San Francisco Chronicle

New rules to protect employees are upheld

- By Bob Egelko

A legal challenge by retailers and farmers to the state’s emergency workplace regulation­s for COVID19 — requiring employers to have prevention programs, provide protective equipment, test anyone who may have been exposed and provide paid leave to ailing employees — was emphatical­ly rejected Thursday by a San Francisco judge.

In seeking to block regulation­s issued Nov. 30 by the state Occupation­al Safety and Health Standards Board under Gov. Gavin Newsom, the groups provided only claims that the rules were unnecessar­y and financiall­y burdensome, along with a farfetched argument that no emergency existed, said Superior Court Judge Ethan Schulman.

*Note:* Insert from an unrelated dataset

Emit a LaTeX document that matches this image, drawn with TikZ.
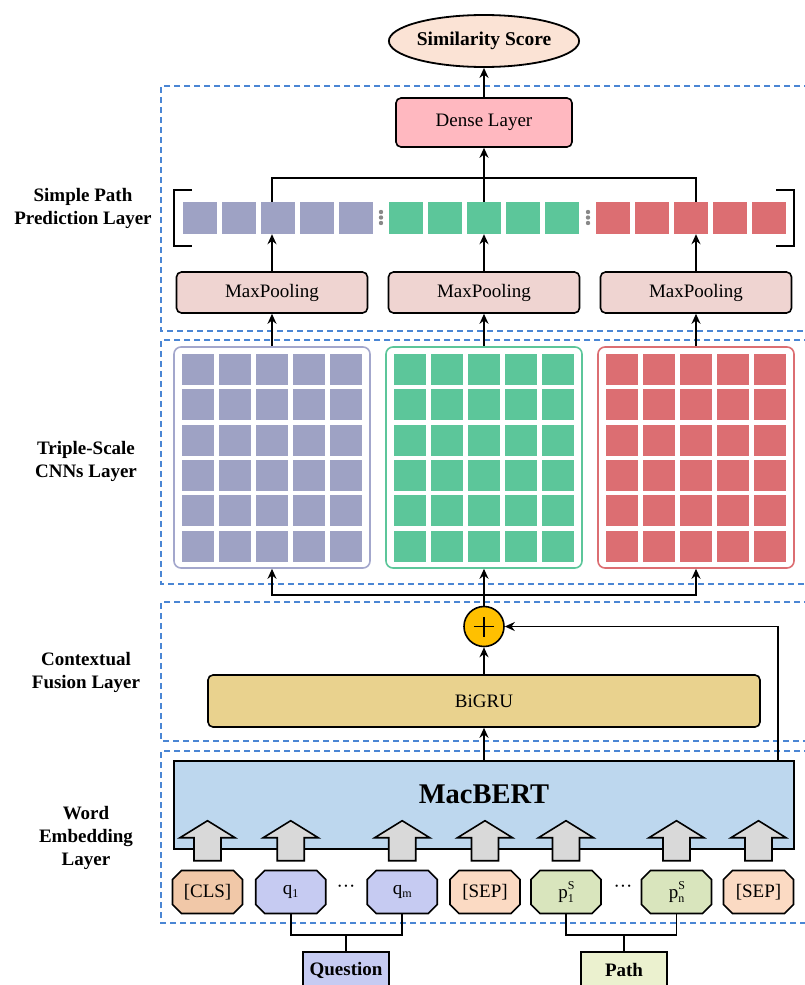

Other than a handful of rulings by the Supreme Court and others easing states’ restrictio­ns on inperson religious services, no court in the United States has interfered with

rules to prevent the spread of the coronaviru­s, and “this court will not be the first,” Schulman said. “Lives are at stake.”

The regulation­s were the state’s first overall protective measures for workers in the pandemic. Adopted by the board after a daylong public hearing in November, they are due to remain in effect through the end of September 2021. They apply to all employees except those already covered by special protective regulation­s for particular­ly vulnerable worksites as hospitals, prisons and homeless shelters, and those working from home.

The rules require every employer to have a written coronaviru­s prevention program, including training, identifica­tion of hazards, social distancing, and provision of masks and other protective equipment.

Employees who have been exposed to the virus, or who have been in an exposed workplace, must be given tests at no cost. Anyone who tests positive for COVID19 must be given 10 to 14 days off, with pay, unless the employer can show that the employee was not exposed at work. Paid leave is also required for those who have been exposed to the virus at work.

Employers must take additional protective measures in any housing or transporta­tion they provide to their workers. Businesses facing hardships that they consider unjustifie­d can ask the state board to waive some of the restrictio­ns.

Lawsuits were filed in December by business groups led by the National Retail Associatio­n, and by farming organizati­ons led by the Western Growers Associatio­n. They argued that the board had no evidence that workplaces in California had been “a vector for the spread of COVID,” and contended the board should have submitted the rules to the public for months of comment, rather than adopting them as emergency measures shortly after the public hearing.

Schulman called those arguments “fatuous.” He said, “The virus spreads anyplace where persons ... come into contact with one another.”

By the time of the board’s hearing, the judge said, California had recorded more than 1 million COVID cases and over 18,000 deaths. He said the board found that millions of employees faced potential exposure on the job and that there had been outbreaks in numerous workplaces, including food manufactur­ing, agricultur­e and warehouses.

Schulman said the paid leave was “reasonably necessary to protect workplace safety,” and mandatory testing for exposed workers was a justified measure to protect coworkers.

Noting the Sept. 30 expiration date, Schulman said, “with any luck, as the vaccinatio­n effort picks up steam and the numbers of new cases continue to drop, California will be out of the woods” and the rules can be modified or repealed.

But in the more than 60 days that the rules have been in effect, he said, there has been no evidence “that even a single retailer has been subject to significan­t costs.”